# 3. Deep Hedging Model

In this notebook, we implement and train a neural network that learns to hedge a European call option dynamically using simulated market data.

We treat this as a reinforcement learning-style problem, where the model (policy) observes the market, makes hedging decisions at each time step, and aims to replicate the option payoff as closely as possible.

---

## 📘 3.1 Neural Network Architecture Setup

We begin by defining the architecture of the hedging model.

### Objective:

The neural network takes as input a **market state vector** at each time step and outputs a **hedging decision** — specifically, the amount of the underlying asset to hold (hedge ratio).

This is a function:

$$
a_t = \pi_\theta(s_t)
$$

Where:
- $( s_t \in \mathbb{R}^4 )$ is the state at time $( t )$ (from our feature vector)
- $( \pi_\theta )$ is the policy network (a neural net with parameters $( \theta )$)
- $( a_t )$ is the action: the number of units of the underlying asset to hold

---

### Input Features

Each state $( s_t )$ includes:

1. **Normalized Price**: $( S_t / S_0 )$
2. **Time to Maturity**: $( (T - t)/T )$
3. **Log Return**: $( \log(S_t / S_{t-1}) )$
4. **Simulated Volatility**: $( \sigma_t )$

These are taken from the training dataset constructed in Notebook 2.

---

### Neural Network Architecture

We use a simple feedforward (fully connected) neural network applied independently at each time step:

- **Input layer**: 4 features
- **Hidden layers**: 2–3 layers with ReLU activation
- **Output layer**: 1 value per time step (hedge ratio)
- **Output activation**: Linear (no constraint on hedge ratio)

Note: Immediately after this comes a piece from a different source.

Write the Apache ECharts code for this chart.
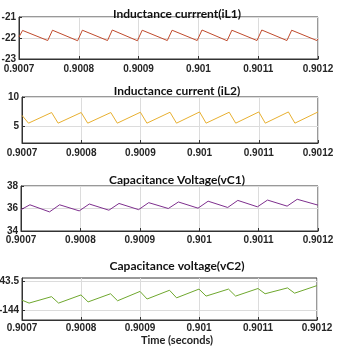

This network learns a function from observed market conditions to trading decisions.

---

### Time Step Independence

Note: We apply the network **separately at each time step**, treating each $( s_t )$ as independent.  
This is sufficient for vanilla deep hedging and simplifies training compared to using an RNN or transformer.

---

### Summary

We now define the neural network and prepare it to learn a mapping:

$$
s_t \mapsto a_t \quad \text{for each time step } t \in \{0, \ldots, T-1\}
$$

In the next section, we simulate the portfolio evolution from these decisions and define the training objective based on hedging performance.

In [2]:
import numpy as np

data = np.load("data/deep_hedging_data.npz")
X_train = data["X_train"]
X_test = data["X_test"]
Y_train = data["Y_train"]
Y_test = data["Y_test"]